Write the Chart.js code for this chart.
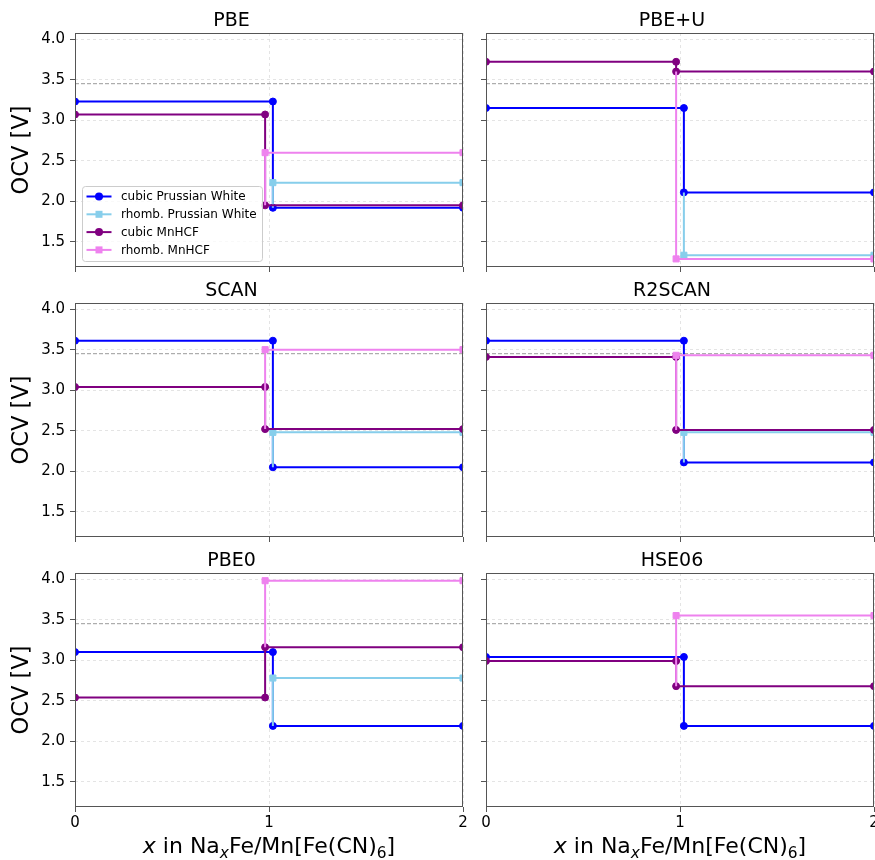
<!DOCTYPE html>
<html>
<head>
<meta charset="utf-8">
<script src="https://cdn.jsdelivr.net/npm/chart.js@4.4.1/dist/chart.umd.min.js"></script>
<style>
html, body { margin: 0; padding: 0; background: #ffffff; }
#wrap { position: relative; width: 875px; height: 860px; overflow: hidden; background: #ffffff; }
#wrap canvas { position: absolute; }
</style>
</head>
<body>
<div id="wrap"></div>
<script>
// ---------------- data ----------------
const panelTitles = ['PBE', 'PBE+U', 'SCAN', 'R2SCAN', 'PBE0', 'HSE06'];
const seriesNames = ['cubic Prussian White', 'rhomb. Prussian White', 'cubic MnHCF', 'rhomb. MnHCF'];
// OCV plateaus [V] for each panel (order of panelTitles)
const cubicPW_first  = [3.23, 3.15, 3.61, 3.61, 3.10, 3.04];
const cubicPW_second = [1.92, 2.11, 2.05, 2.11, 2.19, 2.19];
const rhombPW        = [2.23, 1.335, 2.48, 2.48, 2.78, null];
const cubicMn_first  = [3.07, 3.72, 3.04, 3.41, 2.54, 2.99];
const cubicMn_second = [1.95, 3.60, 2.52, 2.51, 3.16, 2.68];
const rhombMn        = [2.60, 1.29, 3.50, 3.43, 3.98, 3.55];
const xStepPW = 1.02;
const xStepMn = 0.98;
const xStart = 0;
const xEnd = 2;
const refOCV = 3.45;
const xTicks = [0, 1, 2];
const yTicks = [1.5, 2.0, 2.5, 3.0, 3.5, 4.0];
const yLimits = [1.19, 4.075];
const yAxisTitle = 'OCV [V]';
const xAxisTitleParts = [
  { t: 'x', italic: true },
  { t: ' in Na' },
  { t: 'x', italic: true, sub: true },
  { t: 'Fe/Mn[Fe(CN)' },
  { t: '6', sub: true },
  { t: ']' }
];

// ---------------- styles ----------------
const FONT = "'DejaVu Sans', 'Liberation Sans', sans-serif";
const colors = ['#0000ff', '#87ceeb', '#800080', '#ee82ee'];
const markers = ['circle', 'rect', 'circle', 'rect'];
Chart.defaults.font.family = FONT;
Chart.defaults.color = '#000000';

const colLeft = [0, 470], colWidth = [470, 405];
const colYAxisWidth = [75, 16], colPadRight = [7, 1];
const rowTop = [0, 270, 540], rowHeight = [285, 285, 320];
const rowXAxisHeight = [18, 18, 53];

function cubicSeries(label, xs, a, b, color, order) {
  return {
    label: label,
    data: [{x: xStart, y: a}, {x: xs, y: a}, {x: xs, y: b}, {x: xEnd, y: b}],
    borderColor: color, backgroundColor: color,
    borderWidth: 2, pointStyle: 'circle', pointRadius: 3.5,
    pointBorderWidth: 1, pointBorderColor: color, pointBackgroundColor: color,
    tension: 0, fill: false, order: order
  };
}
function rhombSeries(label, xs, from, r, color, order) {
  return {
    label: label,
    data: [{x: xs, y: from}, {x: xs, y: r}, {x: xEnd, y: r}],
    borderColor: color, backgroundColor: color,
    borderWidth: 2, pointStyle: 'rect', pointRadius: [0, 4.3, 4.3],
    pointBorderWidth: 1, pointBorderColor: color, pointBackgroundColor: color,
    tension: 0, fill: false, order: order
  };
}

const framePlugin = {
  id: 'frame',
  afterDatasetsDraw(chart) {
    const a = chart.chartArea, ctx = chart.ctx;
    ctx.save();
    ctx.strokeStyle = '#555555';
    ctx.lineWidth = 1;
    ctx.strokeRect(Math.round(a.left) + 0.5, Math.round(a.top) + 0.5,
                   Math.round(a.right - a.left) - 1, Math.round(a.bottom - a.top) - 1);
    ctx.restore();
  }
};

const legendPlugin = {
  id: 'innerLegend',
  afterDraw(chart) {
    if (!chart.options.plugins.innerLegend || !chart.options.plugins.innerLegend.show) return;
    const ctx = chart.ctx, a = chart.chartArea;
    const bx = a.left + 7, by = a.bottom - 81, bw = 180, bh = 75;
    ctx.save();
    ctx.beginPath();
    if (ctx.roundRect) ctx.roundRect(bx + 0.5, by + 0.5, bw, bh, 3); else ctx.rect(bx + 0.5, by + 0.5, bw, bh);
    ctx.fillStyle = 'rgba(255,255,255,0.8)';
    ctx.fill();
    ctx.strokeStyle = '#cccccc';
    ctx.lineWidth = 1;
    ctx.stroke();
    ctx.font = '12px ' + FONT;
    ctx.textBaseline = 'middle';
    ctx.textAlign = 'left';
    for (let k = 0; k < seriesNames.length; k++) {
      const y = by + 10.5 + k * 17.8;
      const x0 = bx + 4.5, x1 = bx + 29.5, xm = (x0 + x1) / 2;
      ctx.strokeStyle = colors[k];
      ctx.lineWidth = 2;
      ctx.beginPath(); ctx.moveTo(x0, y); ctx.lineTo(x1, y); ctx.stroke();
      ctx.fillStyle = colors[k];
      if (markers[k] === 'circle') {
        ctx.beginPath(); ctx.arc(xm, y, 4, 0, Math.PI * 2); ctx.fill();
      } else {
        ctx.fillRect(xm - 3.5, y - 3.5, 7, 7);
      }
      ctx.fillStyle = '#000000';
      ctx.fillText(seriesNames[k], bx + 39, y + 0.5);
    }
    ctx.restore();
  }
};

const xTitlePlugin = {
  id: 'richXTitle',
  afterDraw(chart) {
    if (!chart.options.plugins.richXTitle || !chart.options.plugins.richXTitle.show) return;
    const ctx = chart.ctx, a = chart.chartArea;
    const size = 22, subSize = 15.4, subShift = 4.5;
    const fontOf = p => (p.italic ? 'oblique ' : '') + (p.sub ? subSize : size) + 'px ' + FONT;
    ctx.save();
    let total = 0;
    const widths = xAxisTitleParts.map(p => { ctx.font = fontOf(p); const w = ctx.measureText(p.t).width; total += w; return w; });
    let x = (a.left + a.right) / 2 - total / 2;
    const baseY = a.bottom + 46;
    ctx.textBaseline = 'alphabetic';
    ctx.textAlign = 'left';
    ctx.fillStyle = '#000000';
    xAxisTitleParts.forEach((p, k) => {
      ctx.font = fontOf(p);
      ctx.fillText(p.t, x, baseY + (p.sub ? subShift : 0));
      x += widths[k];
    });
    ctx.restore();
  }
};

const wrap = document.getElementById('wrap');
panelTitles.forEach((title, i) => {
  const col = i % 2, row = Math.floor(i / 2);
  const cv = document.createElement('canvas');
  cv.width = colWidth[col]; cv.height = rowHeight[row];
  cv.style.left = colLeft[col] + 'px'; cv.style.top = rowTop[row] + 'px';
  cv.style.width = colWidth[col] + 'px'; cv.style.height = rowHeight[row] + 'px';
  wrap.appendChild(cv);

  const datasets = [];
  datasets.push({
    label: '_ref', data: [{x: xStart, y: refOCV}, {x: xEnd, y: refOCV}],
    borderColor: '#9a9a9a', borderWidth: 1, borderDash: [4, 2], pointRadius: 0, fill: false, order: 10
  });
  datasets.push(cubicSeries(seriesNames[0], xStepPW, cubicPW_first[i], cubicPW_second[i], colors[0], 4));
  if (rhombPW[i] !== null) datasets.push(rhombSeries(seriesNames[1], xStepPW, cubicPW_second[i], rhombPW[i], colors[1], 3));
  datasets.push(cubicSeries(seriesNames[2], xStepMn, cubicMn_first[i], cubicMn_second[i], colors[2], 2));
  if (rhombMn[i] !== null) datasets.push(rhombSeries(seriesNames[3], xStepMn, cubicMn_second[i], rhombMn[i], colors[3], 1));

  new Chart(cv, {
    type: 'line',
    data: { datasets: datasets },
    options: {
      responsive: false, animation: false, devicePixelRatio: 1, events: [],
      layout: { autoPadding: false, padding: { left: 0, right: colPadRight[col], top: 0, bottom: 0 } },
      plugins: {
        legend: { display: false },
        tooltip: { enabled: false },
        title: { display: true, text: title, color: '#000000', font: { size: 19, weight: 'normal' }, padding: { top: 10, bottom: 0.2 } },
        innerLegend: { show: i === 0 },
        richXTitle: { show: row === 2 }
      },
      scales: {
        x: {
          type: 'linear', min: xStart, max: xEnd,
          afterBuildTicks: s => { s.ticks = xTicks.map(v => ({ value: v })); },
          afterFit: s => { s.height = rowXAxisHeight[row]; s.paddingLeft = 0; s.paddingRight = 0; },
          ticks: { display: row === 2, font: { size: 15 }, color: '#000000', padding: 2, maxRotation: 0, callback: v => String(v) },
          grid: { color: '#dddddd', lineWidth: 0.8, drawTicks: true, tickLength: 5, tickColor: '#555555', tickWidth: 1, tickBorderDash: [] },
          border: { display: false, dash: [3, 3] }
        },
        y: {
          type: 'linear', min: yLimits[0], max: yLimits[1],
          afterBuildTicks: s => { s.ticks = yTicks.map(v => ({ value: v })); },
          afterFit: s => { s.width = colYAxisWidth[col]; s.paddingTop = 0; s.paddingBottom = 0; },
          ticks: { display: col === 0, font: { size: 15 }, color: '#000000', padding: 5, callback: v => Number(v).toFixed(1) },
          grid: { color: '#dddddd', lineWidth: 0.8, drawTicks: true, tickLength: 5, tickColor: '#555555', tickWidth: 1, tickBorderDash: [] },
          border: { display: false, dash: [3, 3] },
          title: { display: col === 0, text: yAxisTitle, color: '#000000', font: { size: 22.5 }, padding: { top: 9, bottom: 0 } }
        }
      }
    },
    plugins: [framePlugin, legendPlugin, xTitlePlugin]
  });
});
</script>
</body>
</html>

════════════════

Please reproduce the listing exactly from its opening line through the line that contains "Chart.defaults.color = '#000000';", both included, with all pictures omitted.

Write the Chart.js code for this chart.
<!DOCTYPE html>
<html>
<head>
<meta charset="utf-8">
<script src="https://cdn.jsdelivr.net/npm/chart.js@4.4.1/dist/chart.umd.min.js"></script>
<style>
html, body { margin: 0; padding: 0; background: #ffffff; }
#wrap { position: relative; width: 875px; height: 860px; overflow: hidden; background: #ffffff; }
#wrap canvas { position: absolute; }
</style>
</head>
<body>
<div id="wrap"></div>
<script>
// ---------------- data ----------------
const panelTitles = ['PBE', 'PBE+U', 'SCAN', 'R2SCAN', 'PBE0', 'HSE06'];
const seriesNames = ['cubic Prussian White', 'rhomb. Prussian White', 'cubic MnHCF', 'rhomb. MnHCF'];
// OCV plateaus [V] for each panel (order of panelTitles)
const cubicPW_first  = [3.23, 3.15, 3.61, 3.61, 3.10, 3.04];
const cubicPW_second = [1.92, 2.11, 2.05, 2.11, 2.19, 2.19];
const rhombPW        = [2.23, 1.335, 2.48, 2.48, 2.78, null];
const cubicMn_first  = [3.07, 3.72, 3.04, 3.41, 2.54, 2.99];
const cubicMn_second = [1.95, 3.60, 2.52, 2.51, 3.16, 2.68];
const rhombMn        = [2.60, 1.29, 3.50, 3.43, 3.98, 3.55];
const xStepPW = 1.02;
const xStepMn = 0.98;
const xStart = 0;
const xEnd = 2;
const refOCV = 3.45;
const xTicks = [0, 1, 2];
const yTicks = [1.5, 2.0, 2.5, 3.0, 3.5, 4.0];
const yLimits = [1.19, 4.075];
const yAxisTitle = 'OCV [V]';
const xAxisTitleParts = [
  { t: 'x', italic: true },
  { t: ' in Na' },
  { t: 'x', italic: true, sub: true },
  { t: 'Fe/Mn[Fe(CN)' },
  { t: '6', sub: true },
  { t: ']' }
];

// ---------------- styles ----------------
const FONT = "'DejaVu Sans', 'Liberation Sans', sans-serif";
const colors = ['#0000ff', '#87ceeb', '#800080', '#ee82ee'];
const markers = ['circle', 'rect', 'circle', 'rect'];
Chart.defaults.font.family = FONT;
Chart.defaults.color = '#000000';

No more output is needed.